* Given instruction: Output the full listing below exactly, without the pictures.

○ ○ ○ ○ ○ ○ ○

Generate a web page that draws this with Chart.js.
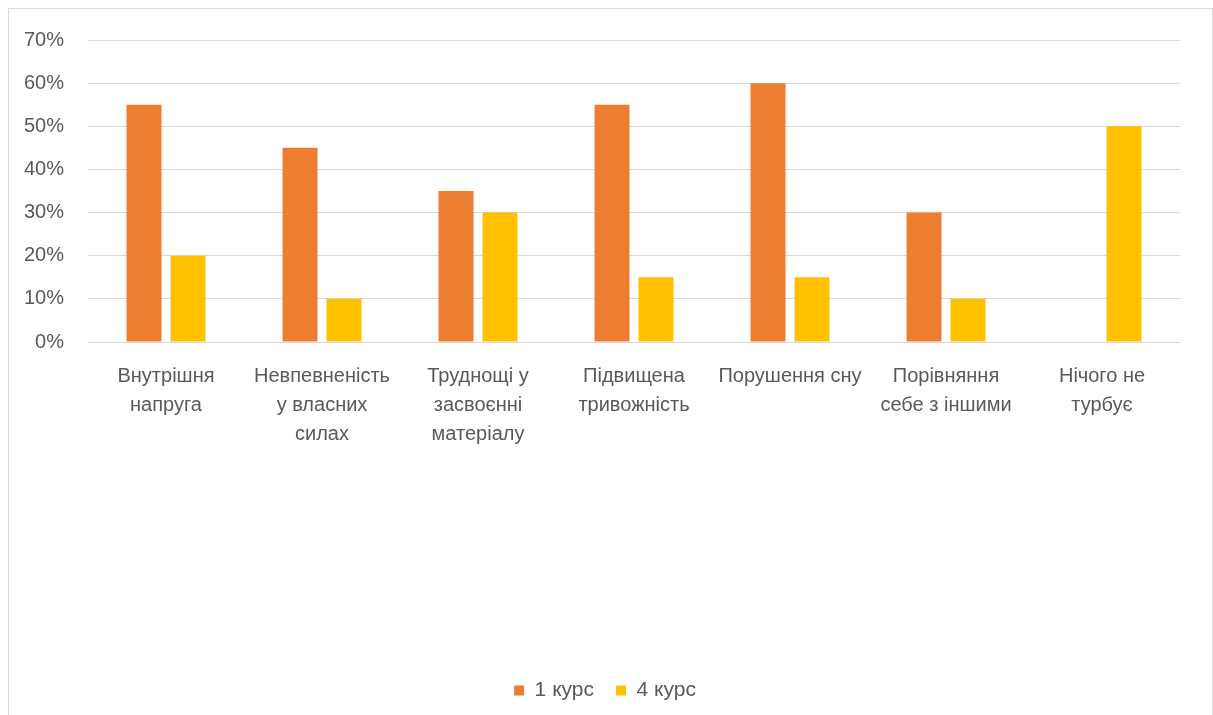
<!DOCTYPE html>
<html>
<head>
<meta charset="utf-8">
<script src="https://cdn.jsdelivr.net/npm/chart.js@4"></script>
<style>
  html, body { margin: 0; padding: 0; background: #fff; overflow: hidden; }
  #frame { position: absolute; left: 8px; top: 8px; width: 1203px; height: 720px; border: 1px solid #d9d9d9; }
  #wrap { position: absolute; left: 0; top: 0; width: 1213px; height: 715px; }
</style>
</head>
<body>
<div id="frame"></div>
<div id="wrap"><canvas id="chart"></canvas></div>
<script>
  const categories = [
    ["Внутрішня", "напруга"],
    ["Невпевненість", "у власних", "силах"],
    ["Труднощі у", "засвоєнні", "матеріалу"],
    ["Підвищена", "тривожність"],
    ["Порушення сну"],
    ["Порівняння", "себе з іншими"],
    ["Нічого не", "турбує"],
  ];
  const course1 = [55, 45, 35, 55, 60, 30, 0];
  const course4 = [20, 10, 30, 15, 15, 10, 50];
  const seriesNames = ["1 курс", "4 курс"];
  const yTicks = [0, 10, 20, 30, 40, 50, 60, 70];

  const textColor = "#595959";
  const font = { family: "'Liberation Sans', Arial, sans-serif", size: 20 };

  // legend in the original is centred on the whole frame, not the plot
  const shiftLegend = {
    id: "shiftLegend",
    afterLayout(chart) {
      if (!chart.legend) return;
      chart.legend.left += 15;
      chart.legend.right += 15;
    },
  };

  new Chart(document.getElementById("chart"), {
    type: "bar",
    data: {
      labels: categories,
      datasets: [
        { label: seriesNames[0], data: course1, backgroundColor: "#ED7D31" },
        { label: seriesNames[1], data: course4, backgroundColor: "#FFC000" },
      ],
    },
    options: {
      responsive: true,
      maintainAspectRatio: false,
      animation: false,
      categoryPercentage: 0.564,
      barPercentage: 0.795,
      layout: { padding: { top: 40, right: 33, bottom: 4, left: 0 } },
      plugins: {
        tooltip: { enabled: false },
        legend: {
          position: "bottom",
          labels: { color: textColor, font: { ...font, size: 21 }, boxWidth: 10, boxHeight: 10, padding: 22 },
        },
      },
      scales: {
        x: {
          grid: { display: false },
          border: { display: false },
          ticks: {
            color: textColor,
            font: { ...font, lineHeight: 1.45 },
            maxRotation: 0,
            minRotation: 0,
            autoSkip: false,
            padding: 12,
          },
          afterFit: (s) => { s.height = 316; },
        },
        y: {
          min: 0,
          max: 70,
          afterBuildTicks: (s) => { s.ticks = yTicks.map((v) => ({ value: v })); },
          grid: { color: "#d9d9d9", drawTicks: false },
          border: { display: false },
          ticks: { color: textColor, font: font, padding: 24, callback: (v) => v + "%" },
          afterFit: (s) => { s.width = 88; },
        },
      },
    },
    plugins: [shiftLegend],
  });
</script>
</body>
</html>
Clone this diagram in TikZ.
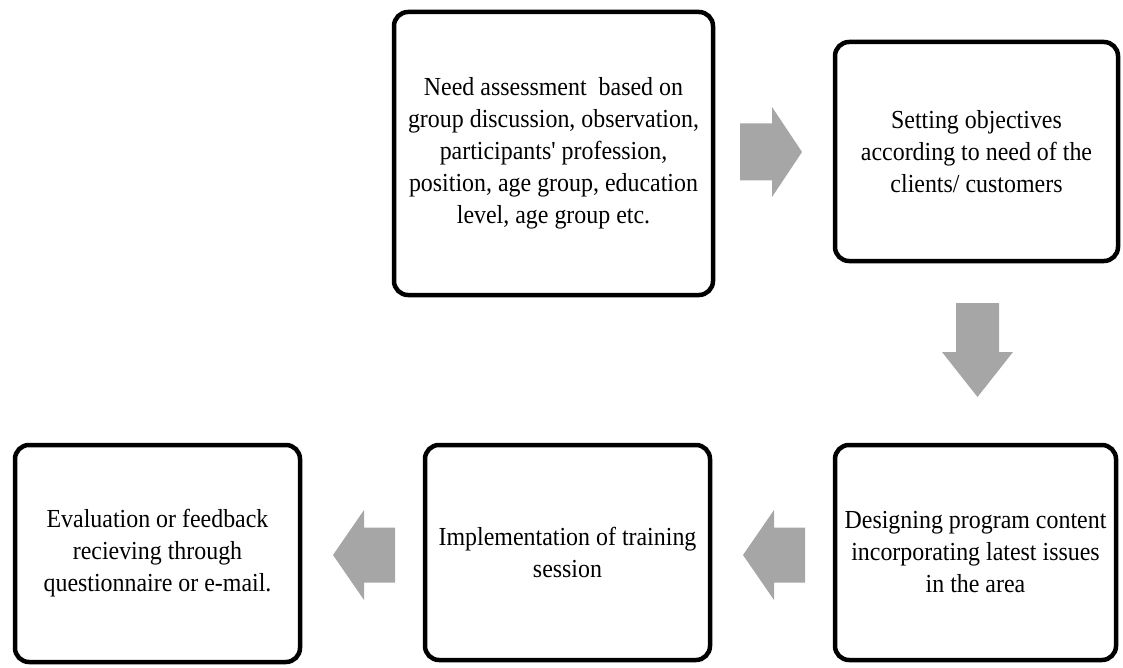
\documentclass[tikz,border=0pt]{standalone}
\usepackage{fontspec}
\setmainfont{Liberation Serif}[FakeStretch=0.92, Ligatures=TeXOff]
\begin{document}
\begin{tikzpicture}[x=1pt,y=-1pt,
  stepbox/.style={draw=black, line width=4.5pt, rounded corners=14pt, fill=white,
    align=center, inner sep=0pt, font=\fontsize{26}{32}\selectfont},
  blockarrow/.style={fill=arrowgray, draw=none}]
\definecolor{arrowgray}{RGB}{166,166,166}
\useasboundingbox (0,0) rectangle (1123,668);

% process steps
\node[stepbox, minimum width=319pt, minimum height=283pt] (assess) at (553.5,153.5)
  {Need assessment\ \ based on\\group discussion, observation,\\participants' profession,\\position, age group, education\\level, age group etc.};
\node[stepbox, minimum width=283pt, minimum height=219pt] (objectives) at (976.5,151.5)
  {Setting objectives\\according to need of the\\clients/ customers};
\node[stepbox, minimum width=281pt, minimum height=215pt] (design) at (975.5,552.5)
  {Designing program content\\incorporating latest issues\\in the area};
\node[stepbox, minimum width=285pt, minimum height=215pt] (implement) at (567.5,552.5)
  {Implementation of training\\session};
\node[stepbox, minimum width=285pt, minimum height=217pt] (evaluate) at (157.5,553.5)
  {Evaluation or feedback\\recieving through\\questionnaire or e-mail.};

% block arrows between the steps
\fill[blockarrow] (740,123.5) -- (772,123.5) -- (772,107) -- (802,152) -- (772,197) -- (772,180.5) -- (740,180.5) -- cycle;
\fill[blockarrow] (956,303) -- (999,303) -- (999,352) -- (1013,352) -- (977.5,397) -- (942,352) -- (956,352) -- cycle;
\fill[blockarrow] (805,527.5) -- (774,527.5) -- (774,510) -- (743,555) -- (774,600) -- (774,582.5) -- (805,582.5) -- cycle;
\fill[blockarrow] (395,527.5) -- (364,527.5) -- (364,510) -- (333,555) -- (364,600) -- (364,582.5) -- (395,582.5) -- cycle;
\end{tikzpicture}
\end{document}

○ ○ ○ ○ ○ ○ ○

* Task answer:
Generate a web page that draws this with Chart.js.
<!DOCTYPE html>
<html>
<head>
<meta charset="utf-8">
<script src="https://cdn.jsdelivr.net/npm/chart.js@4"></script>
<style>
  html, body { margin: 0; padding: 0; background: #fff; overflow: hidden; }
  #frame { position: absolute; left: 8px; top: 8px; width: 1203px; height: 720px; border: 1px solid #d9d9d9; }
  #wrap { position: absolute; left: 0; top: 0; width: 1213px; height: 715px; }
</style>
</head>
<body>
<div id="frame"></div>
<div id="wrap"><canvas id="chart"></canvas></div>
<script>
  const categories = [
    ["Внутрішня", "напруга"],
    ["Невпевненість", "у власних", "силах"],
    ["Труднощі у", "засвоєнні", "матеріалу"],
    ["Підвищена", "тривожність"],
    ["Порушення сну"],
    ["Порівняння", "себе з іншими"],
    ["Нічого не", "турбує"],
  ];
  const course1 = [55, 45, 35, 55, 60, 30, 0];
  const course4 = [20, 10, 30, 15, 15, 10, 50];
  const seriesNames = ["1 курс", "4 курс"];
  const yTicks = [0, 10, 20, 30, 40, 50, 60, 70];

  const textColor = "#595959";
  const font = { family: "'Liberation Sans', Arial, sans-serif", size: 20 };

  // legend in the original is centred on the whole frame, not the plot
  const shiftLegend = {
    id: "shiftLegend",
    afterLayout(chart) {
      if (!chart.legend) return;
      chart.legend.left += 15;
      chart.legend.right += 15;
    },
  };

  new Chart(document.getElementById("chart"), {
    type: "bar",
    data: {
      labels: categories,
      datasets: [
        { label: seriesNames[0], data: course1, backgroundColor: "#ED7D31" },
        { label: seriesNames[1], data: course4, backgroundColor: "#FFC000" },
      ],
    },
    options: {
      responsive: true,
      maintainAspectRatio: false,
      animation: false,
      categoryPercentage: 0.564,
      barPercentage: 0.795,
      layout: { padding: { top: 40, right: 33, bottom: 4, left: 0 } },
      plugins: {
        tooltip: { enabled: false },
        legend: {
          position: "bottom",
          labels: { color: textColor, font: { ...font, size: 21 }, boxWidth: 10, boxHeight: 10, padding: 22 },
        },
      },
      scales: {
        x: {
          grid: { display: false },
          border: { display: false },
          ticks: {
            color: textColor,
            font: { ...font, lineHeight: 1.45 },
            maxRotation: 0,
            minRotation: 0,
            autoSkip: false,
            padding: 12,
          },
          afterFit: (s) => { s.height = 316; },
        },
        y: {
          min: 0,
          max: 70,
          afterBuildTicks: (s) => { s.ticks = yTicks.map((v) => ({ value: v })); },
          grid: { color: "#d9d9d9", drawTicks: false },
          border: { display: false },
          ticks: { color: textColor, font: font, padding: 24, callback: (v) => v + "%" },
          afterFit: (s) => { s.width = 88; },
        },
      },
    },
    plugins: [shiftLegend],
  });
</script>
</body>
</html>
Clone this diagram in TikZ.
\documentclass[tikz,border=0pt]{standalone}
\usepackage{fontspec}
\setmainfont{Liberation Serif}[FakeStretch=0.92, Ligatures=TeXOff]
\begin{document}
\begin{tikzpicture}[x=1pt,y=-1pt,
  stepbox/.style={draw=black, line width=4.5pt, rounded corners=14pt, fill=white,
    align=center, inner sep=0pt, font=\fontsize{26}{32}\selectfont},
  blockarrow/.style={fill=arrowgray, draw=none}]
\definecolor{arrowgray}{RGB}{166,166,166}
\useasboundingbox (0,0) rectangle (1123,668);

% process steps
\node[stepbox, minimum width=319pt, minimum height=283pt] (assess) at (553.5,153.5)
  {Need assessment\ \ based on\\group discussion, observation,\\participants' profession,\\position, age group, education\\level, age group etc.};
\node[stepbox, minimum width=283pt, minimum height=219pt] (objectives) at (976.5,151.5)
  {Setting objectives\\according to need of the\\clients/ customers};
\node[stepbox, minimum width=281pt, minimum height=215pt] (design) at (975.5,552.5)
  {Designing program content\\incorporating latest issues\\in the area};
\node[stepbox, minimum width=285pt, minimum height=215pt] (implement) at (567.5,552.5)
  {Implementation of training\\session};
\node[stepbox, minimum width=285pt, minimum height=217pt] (evaluate) at (157.5,553.5)
  {Evaluation or feedback\\recieving through\\questionnaire or e-mail.};

% block arrows between the steps
\fill[blockarrow] (740,123.5) -- (772,123.5) -- (772,107) -- (802,152) -- (772,197) -- (772,180.5) -- (740,180.5) -- cycle;
\fill[blockarrow] (956,303) -- (999,303) -- (999,352) -- (1013,352) -- (977.5,397) -- (942,352) -- (956,352) -- cycle;
\fill[blockarrow] (805,527.5) -- (774,527.5) -- (774,510) -- (743,555) -- (774,600) -- (774,582.5) -- (805,582.5) -- cycle;
\fill[blockarrow] (395,527.5) -- (364,527.5) -- (364,510) -- (333,555) -- (364,600) -- (364,582.5) -- (395,582.5) -- cycle;
\end{tikzpicture}
\end{document}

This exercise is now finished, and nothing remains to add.